▸ **DATA SEGMENT**
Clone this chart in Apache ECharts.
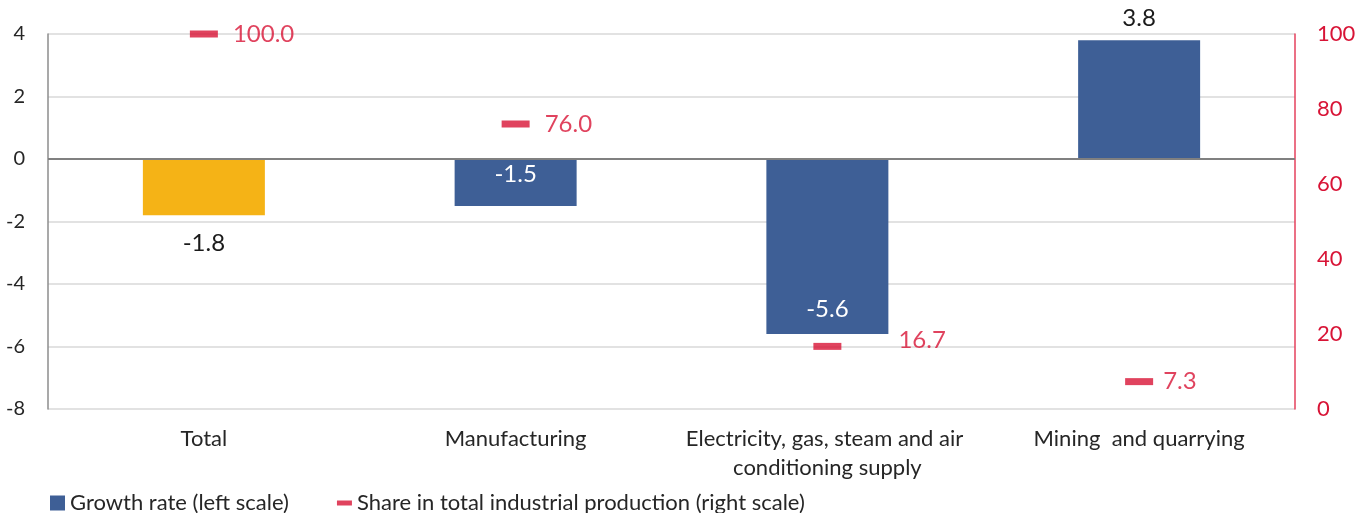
<!DOCTYPE html>
<html>
<head>
<meta charset="utf-8">
<script src="https://cdn.jsdelivr.net/npm/echarts@6/dist/echarts.min.js"></script>
<style>
  html, body { margin: 0; padding: 0; background: #ffffff; }
  #chart { width: 1369px; height: 513px; }
</style>
</head>
<body>
<div id="chart"></div>
<script>
// Industrial production by section: growth rate (%) and share in total (%)
const categories = ['Total', 'Manufacturing', 'Electricity, gas, steam and air conditioning supply', 'Mining  and quarrying'];
const growthRate = [-1.8, -1.5, -5.6, 3.8];
const shareInProduction = [100.0, 76.0, 16.7, 7.3];
const seriesNames = ['Growth rate (left scale)', 'Share in total industrial production (right scale)'];

const FONT = 'Lato, "Open Sans", sans-serif';
const BLUE = '#3E5F96';
const ORANGE = '#F5B316';
const RED = '#D81436';

// Bar labels: each bar gets its own placement
const barLabelStyles = [
  { position: 'bottom', distance: 16, color: '#1a1a1a' },
  { position: 'insideTop', distance: 3, color: '#ffffff' },
  { position: 'insideBottom', distance: 13, color: '#ffffff' },
  { position: 'top', distance: 10, color: '#1a1a1a' }
];
const barData = growthRate.map((v, i) => ({
  value: v,
  itemStyle: { color: i === 0 ? ORANGE : BLUE },
  label: barLabelStyles[i]
}));

// Share markers: labels to the right, one pushed clear of the bar
const shareLabelStyles = [
  { distance: 15 },
  { distance: 15 },
  { distance: 57, offset: [0, -6] },
  { distance: 10 }
];
const shareData = shareInProduction.map((v, i) => ({
  value: v,
  label: shareLabelStyles[i]
}));

const chart = echarts.init(document.getElementById('chart'), null, { renderer: 'canvas' });
chart.setOption({
  animation: false,
  textStyle: { fontFamily: FONT },
  grid: { left: 48, right: 74, top: 34, bottom: 104, containLabel: false },
  legend: {
    left: 45,
    top: 487,
    itemGap: 48,
    itemWidth: 15,
    itemHeight: 15,
    textStyle: { fontFamily: FONT, fontSize: 22, color: '#262626' },
    data: [
      { name: seriesNames[0], icon: 'rect' },
      { name: seriesNames[1], icon: 'path://M0,0 L15,0 L15,5 L0,5 Z' }
    ]
  },
  xAxis: {
    type: 'category',
    data: categories,
    axisLine: { show: false },
    axisTick: { show: false },
    axisLabel: {
      fontFamily: FONT,
      fontSize: 22,
      color: '#262626',
      margin: 15,
      width: 310,
      overflow: 'break',
      lineHeight: 29,
      interval: 0
    }
  },
  yAxis: [
    {
      type: 'value',
      min: -8,
      max: 4,
      interval: 2,
      axisLine: { show: true, lineStyle: { color: '#8c8c8c', width: 1.5 } },
      axisTick: { show: false },
      axisLabel: { fontFamily: FONT, fontSize: 20, color: '#262626', margin: 23 },
      splitLine: { show: true, lineStyle: { color: '#d9d9d9', width: 1.5 } }
    },
    {
      type: 'value',
      min: 0,
      max: 100,
      interval: 20,
      position: 'right',
      axisLine: { show: true, lineStyle: { color: '#E4405C', width: 1.5 } },
      axisTick: { show: false },
      axisLabel: { fontFamily: FONT, fontSize: 22, color: RED, margin: 22 },
      splitLine: { show: false }
    }
  ],
  series: [
    {
      name: seriesNames[0],
      type: 'bar',
      yAxisIndex: 0,
      barWidth: 122,
      itemStyle: { color: BLUE },
      data: barData,
      label: {
        show: true,
        fontFamily: FONT,
        fontSize: 24,
        formatter: p => p.value.toFixed(1)
      },
      markLine: {
        silent: true,
        symbol: 'none',
        label: { show: false },
        lineStyle: { color: '#808080', width: 2, type: 'solid' },
        data: [{ yAxis: 0 }]
      }
    },
    {
      name: seriesNames[1],
      type: 'scatter',
      yAxisIndex: 1,
      symbol: 'rect',
      symbolSize: [28, 7],
      itemStyle: { color: RED },
      data: shareData,
      label: {
        show: true,
        position: 'right',
        fontFamily: FONT,
        fontSize: 24,
        color: RED,
        formatter: p => p.value.toFixed(1)
      },
      z: 5
    }
  ]
});
</script>
</body>
</html>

▸ **GIVEN EXERCISE**
Go through the data above and transcribe it in full, omitting any image.

▸ **OUTPUT**
Clone this chart in Apache ECharts.
<!DOCTYPE html>
<html>
<head>
<meta charset="utf-8">
<script src="https://cdn.jsdelivr.net/npm/echarts@6/dist/echarts.min.js"></script>
<style>
  html, body { margin: 0; padding: 0; background: #ffffff; }
  #chart { width: 1369px; height: 513px; }
</style>
</head>
<body>
<div id="chart"></div>
<script>
// Industrial production by section: growth rate (%) and share in total (%)
const categories = ['Total', 'Manufacturing', 'Electricity, gas, steam and air conditioning supply', 'Mining  and quarrying'];
const growthRate = [-1.8, -1.5, -5.6, 3.8];
const shareInProduction = [100.0, 76.0, 16.7, 7.3];
const seriesNames = ['Growth rate (left scale)', 'Share in total industrial production (right scale)'];

const FONT = 'Lato, "Open Sans", sans-serif';
const BLUE = '#3E5F96';
const ORANGE = '#F5B316';
const RED = '#D81436';

// Bar labels: each bar gets its own placement
const barLabelStyles = [
  { position: 'bottom', distance: 16, color: '#1a1a1a' },
  { position: 'insideTop', distance: 3, color: '#ffffff' },
  { position: 'insideBottom', distance: 13, color: '#ffffff' },
  { position: 'top', distance: 10, color: '#1a1a1a' }
];
const barData = growthRate.map((v, i) => ({
  value: v,
  itemStyle: { color: i === 0 ? ORANGE : BLUE },
  label: barLabelStyles[i]
}));

// Share markers: labels to the right, one pushed clear of the bar
const shareLabelStyles = [
  { distance: 15 },
  { distance: 15 },
  { distance: 57, offset: [0, -6] },
  { distance: 10 }
];
const shareData = shareInProduction.map((v, i) => ({
  value: v,
  label: shareLabelStyles[i]
}));

const chart = echarts.init(document.getElementById('chart'), null, { renderer: 'canvas' });
chart.setOption({
  animation: false,
  textStyle: { fontFamily: FONT },
  grid: { left: 48, right: 74, top: 34, bottom: 104, containLabel: false },
  legend: {
    left: 45,
    top: 487,
    itemGap: 48,
    itemWidth: 15,
    itemHeight: 15,
    textStyle: { fontFamily: FONT, fontSize: 22, color: '#262626' },
    data: [
      { name: seriesNames[0], icon: 'rect' },
      { name: seriesNames[1], icon: 'path://M0,0 L15,0 L15,5 L0,5 Z' }
    ]
  },
  xAxis: {
    type: 'category',
    data: categories,
    axisLine: { show: false },
    axisTick: { show: false },
    axisLabel: {
      fontFamily: FONT,
      fontSize: 22,
      color: '#262626',
      margin: 15,
      width: 310,
      overflow: 'break',
      lineHeight: 29,
      interval: 0
    }
  },
  yAxis: [
    {
      type: 'value',
      min: -8,
      max: 4,
      interval: 2,
      axisLine: { show: true, lineStyle: { color: '#8c8c8c', width: 1.5 } },
      axisTick: { show: false },
      axisLabel: { fontFamily: FONT, fontSize: 20, color: '#262626', margin: 23 },
      splitLine: { show: true, lineStyle: { color: '#d9d9d9', width: 1.5 } }
    },
    {
      type: 'value',
      min: 0,
      max: 100,
      interval: 20,
      position: 'right',
      axisLine: { show: true, lineStyle: { color: '#E4405C', width: 1.5 } },
      axisTick: { show: false },
      axisLabel: { fontFamily: FONT, fontSize: 22, color: RED, margin: 22 },
      splitLine: { show: false }
    }
  ],
  series: [
    {
      name: seriesNames[0],
      type: 'bar',
      yAxisIndex: 0,
      barWidth: 122,
      itemStyle: { color: BLUE },
      data: barData,
      label: {
        show: true,
        fontFamily: FONT,
        fontSize: 24,
        formatter: p => p.value.toFixed(1)
      },
      markLine: {
        silent: true,
        symbol: 'none',
        label: { show: false },
        lineStyle: { color: '#808080', width: 2, type: 'solid' },
        data: [{ yAxis: 0 }]
      }
    },
    {
      name: seriesNames[1],
      type: 'scatter',
      yAxisIndex: 1,
      symbol: 'rect',
      symbolSize: [28, 7],
      itemStyle: { color: RED },
      data: shareData,
      label: {
        show: true,
        position: 'right',
        fontFamily: FONT,
        fontSize: 24,
        color: RED,
        formatter: p => p.value.toFixed(1)
      },
      z: 5
    }
  ]
});
</script>
</body>
</html>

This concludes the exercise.